__Short problem__. Every line from the one that holds "Convert this diagram to SVG code." through the final line should be returned exactly. Omit the pictures.

__Dataset content__.

====

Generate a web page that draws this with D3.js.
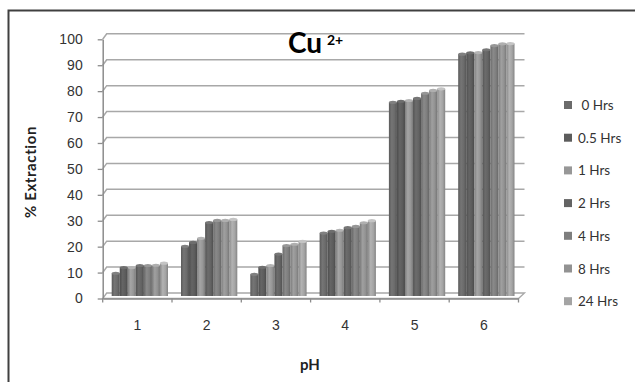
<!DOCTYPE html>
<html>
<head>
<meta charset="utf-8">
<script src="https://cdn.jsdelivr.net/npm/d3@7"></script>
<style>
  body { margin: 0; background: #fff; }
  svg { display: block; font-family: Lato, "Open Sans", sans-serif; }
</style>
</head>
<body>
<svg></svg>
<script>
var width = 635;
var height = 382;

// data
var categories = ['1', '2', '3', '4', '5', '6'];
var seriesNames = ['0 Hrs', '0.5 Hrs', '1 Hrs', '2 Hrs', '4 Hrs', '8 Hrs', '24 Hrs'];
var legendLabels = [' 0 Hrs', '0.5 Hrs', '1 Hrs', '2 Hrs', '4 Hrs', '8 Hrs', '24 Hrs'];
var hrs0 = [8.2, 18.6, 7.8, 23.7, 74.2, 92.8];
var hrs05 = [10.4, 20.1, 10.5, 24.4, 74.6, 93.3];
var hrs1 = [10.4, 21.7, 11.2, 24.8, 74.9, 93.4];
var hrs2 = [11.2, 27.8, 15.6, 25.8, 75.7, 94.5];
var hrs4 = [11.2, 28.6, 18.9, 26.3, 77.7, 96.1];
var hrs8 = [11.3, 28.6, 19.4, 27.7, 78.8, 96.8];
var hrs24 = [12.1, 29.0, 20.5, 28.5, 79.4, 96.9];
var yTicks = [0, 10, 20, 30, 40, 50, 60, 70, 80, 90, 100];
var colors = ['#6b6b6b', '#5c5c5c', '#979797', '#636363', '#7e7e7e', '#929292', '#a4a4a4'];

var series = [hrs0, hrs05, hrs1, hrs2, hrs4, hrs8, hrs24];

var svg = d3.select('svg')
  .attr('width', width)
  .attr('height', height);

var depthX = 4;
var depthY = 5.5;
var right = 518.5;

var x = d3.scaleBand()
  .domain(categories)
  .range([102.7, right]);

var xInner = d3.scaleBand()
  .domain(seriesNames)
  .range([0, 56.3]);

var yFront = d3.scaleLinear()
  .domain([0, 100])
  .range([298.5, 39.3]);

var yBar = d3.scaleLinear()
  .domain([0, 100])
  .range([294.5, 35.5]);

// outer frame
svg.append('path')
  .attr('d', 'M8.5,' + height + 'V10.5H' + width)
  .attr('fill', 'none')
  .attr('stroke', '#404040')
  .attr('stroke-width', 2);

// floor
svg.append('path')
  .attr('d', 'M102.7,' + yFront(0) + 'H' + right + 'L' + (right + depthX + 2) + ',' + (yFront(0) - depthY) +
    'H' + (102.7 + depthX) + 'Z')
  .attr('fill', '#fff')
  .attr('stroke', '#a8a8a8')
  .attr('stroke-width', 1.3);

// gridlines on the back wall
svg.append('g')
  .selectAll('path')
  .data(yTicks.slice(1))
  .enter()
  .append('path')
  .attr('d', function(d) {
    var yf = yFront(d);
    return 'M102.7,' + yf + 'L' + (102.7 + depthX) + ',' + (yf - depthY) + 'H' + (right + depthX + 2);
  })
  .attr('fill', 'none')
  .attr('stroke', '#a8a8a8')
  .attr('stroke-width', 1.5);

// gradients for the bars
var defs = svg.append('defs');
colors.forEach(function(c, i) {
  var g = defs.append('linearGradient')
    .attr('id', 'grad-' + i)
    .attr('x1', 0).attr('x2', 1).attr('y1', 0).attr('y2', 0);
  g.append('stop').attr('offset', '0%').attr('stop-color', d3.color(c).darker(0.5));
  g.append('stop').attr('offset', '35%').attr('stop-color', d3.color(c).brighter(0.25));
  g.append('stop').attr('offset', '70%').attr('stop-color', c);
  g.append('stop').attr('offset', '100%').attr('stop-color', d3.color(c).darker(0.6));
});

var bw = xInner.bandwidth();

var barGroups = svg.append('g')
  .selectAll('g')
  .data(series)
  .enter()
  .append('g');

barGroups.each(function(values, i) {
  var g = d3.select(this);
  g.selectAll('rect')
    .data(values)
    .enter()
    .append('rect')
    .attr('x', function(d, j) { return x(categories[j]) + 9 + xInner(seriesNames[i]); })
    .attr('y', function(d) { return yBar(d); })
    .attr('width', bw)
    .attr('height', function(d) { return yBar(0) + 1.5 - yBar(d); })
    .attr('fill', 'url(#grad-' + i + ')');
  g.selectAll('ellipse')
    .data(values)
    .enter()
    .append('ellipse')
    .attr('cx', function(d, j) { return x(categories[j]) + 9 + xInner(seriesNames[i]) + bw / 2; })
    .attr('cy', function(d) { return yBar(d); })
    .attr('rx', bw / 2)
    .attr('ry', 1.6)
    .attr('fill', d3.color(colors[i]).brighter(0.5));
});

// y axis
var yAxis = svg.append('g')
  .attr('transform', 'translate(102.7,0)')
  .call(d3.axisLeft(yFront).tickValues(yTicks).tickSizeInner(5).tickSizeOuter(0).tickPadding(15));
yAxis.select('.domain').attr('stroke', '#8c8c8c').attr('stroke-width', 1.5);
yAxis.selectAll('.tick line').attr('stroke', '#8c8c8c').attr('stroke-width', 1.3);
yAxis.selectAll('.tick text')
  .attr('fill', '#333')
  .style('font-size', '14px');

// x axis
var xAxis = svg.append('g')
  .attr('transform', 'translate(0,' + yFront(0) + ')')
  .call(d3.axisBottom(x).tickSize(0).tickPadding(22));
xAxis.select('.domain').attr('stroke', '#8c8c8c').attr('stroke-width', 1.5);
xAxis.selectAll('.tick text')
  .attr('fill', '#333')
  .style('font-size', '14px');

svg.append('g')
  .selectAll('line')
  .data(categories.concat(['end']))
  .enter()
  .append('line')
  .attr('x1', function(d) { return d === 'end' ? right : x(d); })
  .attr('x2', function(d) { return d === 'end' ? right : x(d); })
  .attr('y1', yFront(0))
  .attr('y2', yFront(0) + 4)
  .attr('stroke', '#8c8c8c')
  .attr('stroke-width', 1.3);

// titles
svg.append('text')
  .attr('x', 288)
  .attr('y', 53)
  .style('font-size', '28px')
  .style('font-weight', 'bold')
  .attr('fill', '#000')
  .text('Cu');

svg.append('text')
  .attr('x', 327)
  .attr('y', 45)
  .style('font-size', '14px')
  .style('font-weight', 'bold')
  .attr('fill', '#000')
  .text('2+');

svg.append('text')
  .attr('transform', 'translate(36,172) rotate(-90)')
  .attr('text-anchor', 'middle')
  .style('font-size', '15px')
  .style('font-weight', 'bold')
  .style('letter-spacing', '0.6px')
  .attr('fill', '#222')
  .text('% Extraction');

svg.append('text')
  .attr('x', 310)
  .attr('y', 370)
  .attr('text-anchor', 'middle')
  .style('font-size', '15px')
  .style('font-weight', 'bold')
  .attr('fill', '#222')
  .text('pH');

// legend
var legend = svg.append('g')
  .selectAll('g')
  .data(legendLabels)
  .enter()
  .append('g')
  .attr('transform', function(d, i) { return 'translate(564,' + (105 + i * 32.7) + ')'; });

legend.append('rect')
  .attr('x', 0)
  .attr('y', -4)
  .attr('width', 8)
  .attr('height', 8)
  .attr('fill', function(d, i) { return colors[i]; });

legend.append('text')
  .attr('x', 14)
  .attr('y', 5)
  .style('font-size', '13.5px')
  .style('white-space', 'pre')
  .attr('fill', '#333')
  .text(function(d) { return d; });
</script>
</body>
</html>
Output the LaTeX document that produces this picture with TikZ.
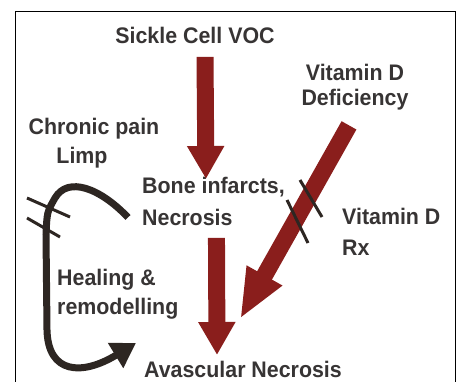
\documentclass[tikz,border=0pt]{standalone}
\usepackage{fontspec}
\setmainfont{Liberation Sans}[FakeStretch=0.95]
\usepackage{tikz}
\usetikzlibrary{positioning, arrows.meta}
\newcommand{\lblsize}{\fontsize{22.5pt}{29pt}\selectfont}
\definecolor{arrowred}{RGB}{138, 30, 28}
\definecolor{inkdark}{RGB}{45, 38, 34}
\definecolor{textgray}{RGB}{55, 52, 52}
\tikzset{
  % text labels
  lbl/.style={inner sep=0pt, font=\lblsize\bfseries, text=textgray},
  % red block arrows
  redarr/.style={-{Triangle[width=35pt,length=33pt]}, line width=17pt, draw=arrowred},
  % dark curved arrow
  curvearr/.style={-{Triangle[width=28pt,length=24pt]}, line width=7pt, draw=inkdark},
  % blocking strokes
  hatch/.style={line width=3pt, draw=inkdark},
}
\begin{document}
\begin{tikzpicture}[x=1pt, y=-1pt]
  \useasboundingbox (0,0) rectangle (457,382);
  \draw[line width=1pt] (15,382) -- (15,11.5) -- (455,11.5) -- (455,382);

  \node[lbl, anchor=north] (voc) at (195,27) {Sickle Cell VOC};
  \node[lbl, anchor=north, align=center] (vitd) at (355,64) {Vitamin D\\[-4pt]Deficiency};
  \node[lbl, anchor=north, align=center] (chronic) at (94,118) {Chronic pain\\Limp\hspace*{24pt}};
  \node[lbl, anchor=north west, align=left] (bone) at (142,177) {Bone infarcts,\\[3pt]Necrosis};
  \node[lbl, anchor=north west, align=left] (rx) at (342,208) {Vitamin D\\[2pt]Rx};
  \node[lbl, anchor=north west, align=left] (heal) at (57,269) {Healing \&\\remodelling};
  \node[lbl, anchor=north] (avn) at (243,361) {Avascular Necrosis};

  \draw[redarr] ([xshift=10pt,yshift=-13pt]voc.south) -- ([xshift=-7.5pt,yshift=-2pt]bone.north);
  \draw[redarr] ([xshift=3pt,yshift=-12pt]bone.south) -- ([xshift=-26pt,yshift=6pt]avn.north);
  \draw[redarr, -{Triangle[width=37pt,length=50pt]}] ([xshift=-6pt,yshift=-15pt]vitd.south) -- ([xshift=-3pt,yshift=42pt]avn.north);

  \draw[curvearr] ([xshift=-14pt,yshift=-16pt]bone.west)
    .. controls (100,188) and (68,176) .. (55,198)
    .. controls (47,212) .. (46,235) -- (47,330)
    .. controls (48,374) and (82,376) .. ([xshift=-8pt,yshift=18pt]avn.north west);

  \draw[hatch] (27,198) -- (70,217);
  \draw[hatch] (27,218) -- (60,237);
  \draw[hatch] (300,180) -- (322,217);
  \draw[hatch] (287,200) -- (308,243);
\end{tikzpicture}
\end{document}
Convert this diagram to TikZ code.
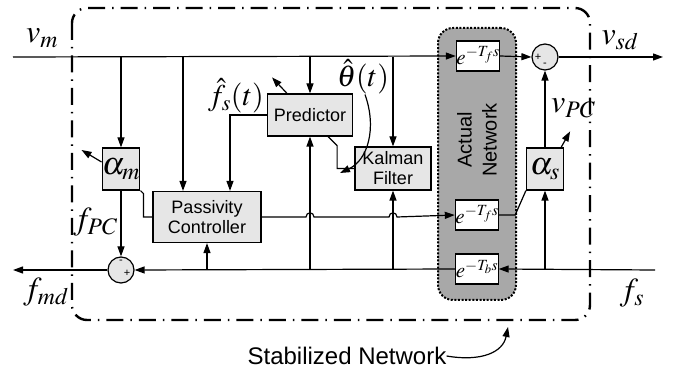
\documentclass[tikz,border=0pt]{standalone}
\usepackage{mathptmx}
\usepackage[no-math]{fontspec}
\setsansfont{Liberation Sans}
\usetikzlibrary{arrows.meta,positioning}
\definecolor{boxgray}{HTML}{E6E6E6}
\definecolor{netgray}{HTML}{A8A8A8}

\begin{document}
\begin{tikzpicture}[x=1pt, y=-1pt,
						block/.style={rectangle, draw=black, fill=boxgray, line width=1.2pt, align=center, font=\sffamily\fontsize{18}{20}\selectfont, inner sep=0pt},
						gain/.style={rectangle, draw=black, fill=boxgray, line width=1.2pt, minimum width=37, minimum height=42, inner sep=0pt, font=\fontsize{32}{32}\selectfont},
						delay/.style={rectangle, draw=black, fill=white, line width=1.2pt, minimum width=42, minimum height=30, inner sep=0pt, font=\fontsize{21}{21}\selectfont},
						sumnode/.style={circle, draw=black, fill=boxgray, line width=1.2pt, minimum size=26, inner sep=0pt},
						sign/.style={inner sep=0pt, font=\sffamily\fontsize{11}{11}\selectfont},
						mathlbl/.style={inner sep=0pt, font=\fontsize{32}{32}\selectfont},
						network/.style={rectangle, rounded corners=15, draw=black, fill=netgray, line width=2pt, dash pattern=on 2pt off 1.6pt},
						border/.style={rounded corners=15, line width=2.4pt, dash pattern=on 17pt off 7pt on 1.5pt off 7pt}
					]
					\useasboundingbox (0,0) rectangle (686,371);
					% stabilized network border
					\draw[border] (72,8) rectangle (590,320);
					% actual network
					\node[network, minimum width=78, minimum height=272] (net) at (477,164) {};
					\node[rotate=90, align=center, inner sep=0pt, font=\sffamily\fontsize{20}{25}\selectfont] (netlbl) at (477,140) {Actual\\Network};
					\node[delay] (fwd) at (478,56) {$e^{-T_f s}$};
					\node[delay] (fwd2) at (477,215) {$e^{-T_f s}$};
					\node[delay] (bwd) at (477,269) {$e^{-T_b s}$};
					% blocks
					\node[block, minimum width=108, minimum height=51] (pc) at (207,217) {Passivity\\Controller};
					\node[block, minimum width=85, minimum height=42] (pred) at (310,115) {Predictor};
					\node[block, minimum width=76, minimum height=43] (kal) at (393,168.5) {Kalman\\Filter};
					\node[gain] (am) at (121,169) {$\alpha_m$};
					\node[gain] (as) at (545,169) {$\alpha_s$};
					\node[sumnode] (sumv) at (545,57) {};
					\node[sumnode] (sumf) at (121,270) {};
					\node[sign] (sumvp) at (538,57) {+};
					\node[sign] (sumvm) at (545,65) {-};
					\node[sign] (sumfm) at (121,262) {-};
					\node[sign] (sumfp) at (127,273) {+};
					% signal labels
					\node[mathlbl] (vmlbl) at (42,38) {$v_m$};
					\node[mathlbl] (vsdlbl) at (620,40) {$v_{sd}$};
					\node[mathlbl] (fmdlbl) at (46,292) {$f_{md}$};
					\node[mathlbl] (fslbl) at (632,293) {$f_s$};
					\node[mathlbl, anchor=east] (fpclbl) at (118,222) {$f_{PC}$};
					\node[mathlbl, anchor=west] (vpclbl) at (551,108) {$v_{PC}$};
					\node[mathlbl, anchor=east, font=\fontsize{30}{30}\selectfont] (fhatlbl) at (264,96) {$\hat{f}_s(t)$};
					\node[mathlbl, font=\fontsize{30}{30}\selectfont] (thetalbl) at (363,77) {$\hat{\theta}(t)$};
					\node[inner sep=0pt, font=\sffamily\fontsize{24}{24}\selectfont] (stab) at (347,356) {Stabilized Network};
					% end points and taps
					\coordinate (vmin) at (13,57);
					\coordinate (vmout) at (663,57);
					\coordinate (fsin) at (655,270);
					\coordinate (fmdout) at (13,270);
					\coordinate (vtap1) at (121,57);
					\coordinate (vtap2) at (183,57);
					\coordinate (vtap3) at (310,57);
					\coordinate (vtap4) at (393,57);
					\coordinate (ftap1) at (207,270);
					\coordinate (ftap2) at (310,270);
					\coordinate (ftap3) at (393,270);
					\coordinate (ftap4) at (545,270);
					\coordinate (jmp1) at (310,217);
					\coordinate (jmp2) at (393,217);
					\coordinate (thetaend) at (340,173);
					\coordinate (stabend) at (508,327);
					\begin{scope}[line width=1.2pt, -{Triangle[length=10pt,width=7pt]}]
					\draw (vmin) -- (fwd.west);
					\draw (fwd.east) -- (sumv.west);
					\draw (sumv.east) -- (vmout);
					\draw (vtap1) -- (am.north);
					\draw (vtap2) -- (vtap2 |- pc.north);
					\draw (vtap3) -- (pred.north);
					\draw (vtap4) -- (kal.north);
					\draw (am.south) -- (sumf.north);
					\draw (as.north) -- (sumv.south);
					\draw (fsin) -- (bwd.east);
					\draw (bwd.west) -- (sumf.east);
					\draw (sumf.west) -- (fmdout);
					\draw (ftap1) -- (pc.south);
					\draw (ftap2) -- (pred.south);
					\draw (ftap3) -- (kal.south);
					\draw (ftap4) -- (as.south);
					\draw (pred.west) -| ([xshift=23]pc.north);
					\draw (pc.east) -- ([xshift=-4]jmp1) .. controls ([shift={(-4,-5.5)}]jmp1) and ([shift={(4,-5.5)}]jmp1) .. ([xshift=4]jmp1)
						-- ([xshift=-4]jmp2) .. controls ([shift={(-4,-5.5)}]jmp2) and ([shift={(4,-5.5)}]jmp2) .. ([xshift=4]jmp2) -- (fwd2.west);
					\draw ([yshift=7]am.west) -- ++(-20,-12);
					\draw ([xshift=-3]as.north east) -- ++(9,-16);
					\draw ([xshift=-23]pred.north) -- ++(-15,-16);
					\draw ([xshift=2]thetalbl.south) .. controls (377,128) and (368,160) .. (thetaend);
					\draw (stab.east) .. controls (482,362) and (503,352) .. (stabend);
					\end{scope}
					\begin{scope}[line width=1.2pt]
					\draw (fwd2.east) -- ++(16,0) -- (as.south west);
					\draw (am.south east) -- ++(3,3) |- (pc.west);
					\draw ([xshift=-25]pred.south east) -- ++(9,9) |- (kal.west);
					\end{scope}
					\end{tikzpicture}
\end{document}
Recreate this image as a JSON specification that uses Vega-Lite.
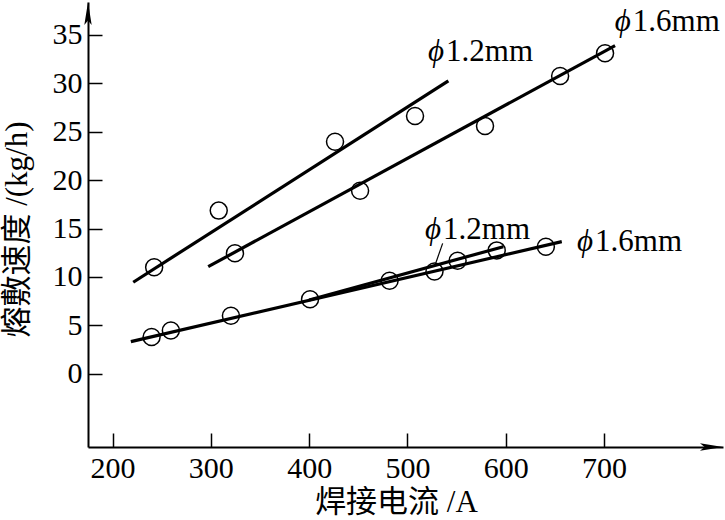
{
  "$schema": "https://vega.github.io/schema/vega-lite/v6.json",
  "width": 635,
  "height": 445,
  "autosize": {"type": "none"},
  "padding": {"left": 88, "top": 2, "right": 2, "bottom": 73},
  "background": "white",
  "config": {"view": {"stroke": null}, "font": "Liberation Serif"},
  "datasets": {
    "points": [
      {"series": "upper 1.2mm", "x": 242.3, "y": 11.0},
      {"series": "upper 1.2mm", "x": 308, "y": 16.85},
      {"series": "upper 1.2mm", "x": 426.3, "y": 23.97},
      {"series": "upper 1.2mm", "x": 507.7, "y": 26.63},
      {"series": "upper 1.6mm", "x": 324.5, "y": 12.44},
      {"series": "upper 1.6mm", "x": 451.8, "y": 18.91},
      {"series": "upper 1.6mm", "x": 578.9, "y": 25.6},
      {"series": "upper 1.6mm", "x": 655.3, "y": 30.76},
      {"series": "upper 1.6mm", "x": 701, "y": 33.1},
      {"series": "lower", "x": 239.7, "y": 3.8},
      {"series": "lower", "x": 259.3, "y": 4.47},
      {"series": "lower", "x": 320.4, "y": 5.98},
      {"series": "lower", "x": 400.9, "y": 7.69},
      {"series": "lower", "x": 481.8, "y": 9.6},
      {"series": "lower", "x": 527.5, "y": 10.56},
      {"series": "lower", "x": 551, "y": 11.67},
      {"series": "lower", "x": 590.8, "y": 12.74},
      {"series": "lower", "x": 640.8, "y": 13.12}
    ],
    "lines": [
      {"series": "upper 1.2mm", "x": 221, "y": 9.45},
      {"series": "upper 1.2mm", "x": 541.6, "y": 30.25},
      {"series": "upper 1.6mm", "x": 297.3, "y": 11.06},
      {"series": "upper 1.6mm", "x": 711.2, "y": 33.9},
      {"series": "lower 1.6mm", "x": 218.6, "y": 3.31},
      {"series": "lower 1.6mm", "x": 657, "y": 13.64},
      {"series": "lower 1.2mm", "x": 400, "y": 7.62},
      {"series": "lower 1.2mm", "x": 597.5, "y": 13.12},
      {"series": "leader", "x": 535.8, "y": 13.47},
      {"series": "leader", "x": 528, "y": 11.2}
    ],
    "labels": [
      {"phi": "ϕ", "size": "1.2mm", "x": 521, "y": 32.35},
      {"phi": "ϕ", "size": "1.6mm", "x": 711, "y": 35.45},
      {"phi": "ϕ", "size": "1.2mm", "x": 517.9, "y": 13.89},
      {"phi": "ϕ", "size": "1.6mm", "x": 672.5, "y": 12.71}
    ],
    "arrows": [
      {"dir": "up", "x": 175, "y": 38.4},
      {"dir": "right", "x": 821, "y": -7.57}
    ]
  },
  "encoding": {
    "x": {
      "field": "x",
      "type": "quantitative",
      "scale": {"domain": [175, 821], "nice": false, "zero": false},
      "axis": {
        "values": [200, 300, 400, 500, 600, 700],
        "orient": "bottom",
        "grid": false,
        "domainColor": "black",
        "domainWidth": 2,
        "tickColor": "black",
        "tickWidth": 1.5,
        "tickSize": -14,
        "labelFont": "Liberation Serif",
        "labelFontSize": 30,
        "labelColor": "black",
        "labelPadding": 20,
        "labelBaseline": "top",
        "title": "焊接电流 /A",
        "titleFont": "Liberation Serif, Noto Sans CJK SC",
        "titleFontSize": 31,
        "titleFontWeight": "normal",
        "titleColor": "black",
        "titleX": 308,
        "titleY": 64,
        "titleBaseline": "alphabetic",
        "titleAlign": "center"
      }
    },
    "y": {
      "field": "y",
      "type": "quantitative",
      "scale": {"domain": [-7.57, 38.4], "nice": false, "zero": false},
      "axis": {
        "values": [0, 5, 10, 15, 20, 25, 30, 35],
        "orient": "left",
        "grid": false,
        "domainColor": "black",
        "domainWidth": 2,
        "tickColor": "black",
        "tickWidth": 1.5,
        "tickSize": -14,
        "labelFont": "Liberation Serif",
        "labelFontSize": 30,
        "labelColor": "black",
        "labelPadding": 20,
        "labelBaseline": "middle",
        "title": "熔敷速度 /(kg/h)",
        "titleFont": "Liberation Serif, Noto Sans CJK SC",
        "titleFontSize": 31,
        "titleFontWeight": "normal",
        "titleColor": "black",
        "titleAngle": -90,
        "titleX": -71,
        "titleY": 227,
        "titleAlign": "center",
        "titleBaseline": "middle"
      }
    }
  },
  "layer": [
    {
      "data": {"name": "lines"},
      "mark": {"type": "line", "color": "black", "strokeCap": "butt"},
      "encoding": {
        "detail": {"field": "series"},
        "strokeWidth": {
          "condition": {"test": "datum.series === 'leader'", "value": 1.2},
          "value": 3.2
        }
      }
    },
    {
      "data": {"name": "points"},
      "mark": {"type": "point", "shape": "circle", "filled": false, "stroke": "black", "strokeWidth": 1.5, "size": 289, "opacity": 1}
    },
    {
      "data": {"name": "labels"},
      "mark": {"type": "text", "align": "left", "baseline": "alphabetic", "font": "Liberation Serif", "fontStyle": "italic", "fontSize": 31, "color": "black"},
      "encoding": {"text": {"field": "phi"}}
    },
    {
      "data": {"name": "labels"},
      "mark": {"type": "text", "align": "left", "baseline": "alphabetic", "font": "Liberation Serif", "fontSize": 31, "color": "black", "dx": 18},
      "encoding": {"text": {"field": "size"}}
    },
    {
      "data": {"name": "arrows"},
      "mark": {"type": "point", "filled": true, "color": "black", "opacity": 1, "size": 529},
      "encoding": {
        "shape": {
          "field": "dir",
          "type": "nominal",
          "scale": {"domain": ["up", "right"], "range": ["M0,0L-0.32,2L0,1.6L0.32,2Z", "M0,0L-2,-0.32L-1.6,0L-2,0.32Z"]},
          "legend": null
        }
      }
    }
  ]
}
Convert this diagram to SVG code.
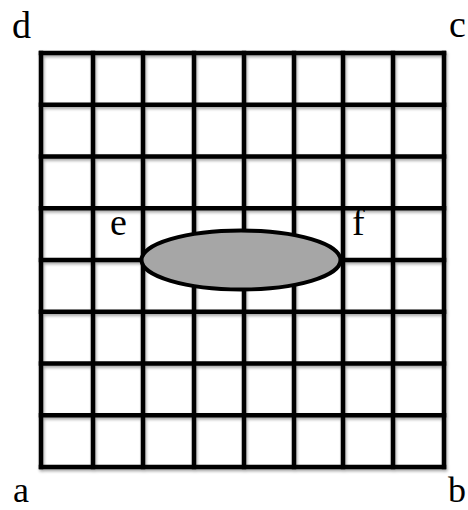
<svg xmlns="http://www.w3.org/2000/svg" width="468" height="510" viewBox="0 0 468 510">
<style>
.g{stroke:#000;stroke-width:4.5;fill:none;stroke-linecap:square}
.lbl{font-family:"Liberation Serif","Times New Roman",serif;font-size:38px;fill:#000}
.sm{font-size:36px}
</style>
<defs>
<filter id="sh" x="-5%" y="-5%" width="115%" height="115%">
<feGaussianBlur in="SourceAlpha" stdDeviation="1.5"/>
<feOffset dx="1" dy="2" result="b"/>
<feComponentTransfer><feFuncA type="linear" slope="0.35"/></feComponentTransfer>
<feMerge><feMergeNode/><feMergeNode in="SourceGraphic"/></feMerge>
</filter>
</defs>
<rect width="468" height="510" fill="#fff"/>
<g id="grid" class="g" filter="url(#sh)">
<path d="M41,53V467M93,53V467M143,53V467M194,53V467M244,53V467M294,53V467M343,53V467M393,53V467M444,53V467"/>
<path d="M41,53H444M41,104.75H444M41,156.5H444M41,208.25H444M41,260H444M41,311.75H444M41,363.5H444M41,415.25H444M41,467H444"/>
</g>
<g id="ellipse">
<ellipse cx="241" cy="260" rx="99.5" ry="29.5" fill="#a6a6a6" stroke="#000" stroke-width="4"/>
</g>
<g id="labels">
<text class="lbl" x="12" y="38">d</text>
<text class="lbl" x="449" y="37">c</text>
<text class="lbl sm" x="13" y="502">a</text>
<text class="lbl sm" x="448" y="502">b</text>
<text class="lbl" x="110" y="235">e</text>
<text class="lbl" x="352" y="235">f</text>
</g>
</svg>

====

__Reply to the exercise__.
Convert this diagram to SVG code.
<svg xmlns="http://www.w3.org/2000/svg" width="468" height="510" viewBox="0 0 468 510">
<style>
.g{stroke:#000;stroke-width:4.5;fill:none;stroke-linecap:square}
.lbl{font-family:"Liberation Serif","Times New Roman",serif;font-size:38px;fill:#000}
.sm{font-size:36px}
</style>
<defs>
<filter id="sh" x="-5%" y="-5%" width="115%" height="115%">
<feGaussianBlur in="SourceAlpha" stdDeviation="1.5"/>
<feOffset dx="1" dy="2" result="b"/>
<feComponentTransfer><feFuncA type="linear" slope="0.35"/></feComponentTransfer>
<feMerge><feMergeNode/><feMergeNode in="SourceGraphic"/></feMerge>
</filter>
</defs>
<rect width="468" height="510" fill="#fff"/>
<g id="grid" class="g" filter="url(#sh)">
<path d="M41,53V467M93,53V467M143,53V467M194,53V467M244,53V467M294,53V467M343,53V467M393,53V467M444,53V467"/>
<path d="M41,53H444M41,104.75H444M41,156.5H444M41,208.25H444M41,260H444M41,311.75H444M41,363.5H444M41,415.25H444M41,467H444"/>
</g>
<g id="ellipse">
<ellipse cx="241" cy="260" rx="99.5" ry="29.5" fill="#a6a6a6" stroke="#000" stroke-width="4"/>
</g>
<g id="labels">
<text class="lbl" x="12" y="38">d</text>
<text class="lbl" x="449" y="37">c</text>
<text class="lbl sm" x="13" y="502">a</text>
<text class="lbl sm" x="448" y="502">b</text>
<text class="lbl" x="110" y="235">e</text>
<text class="lbl" x="352" y="235">f</text>
</g>
</svg>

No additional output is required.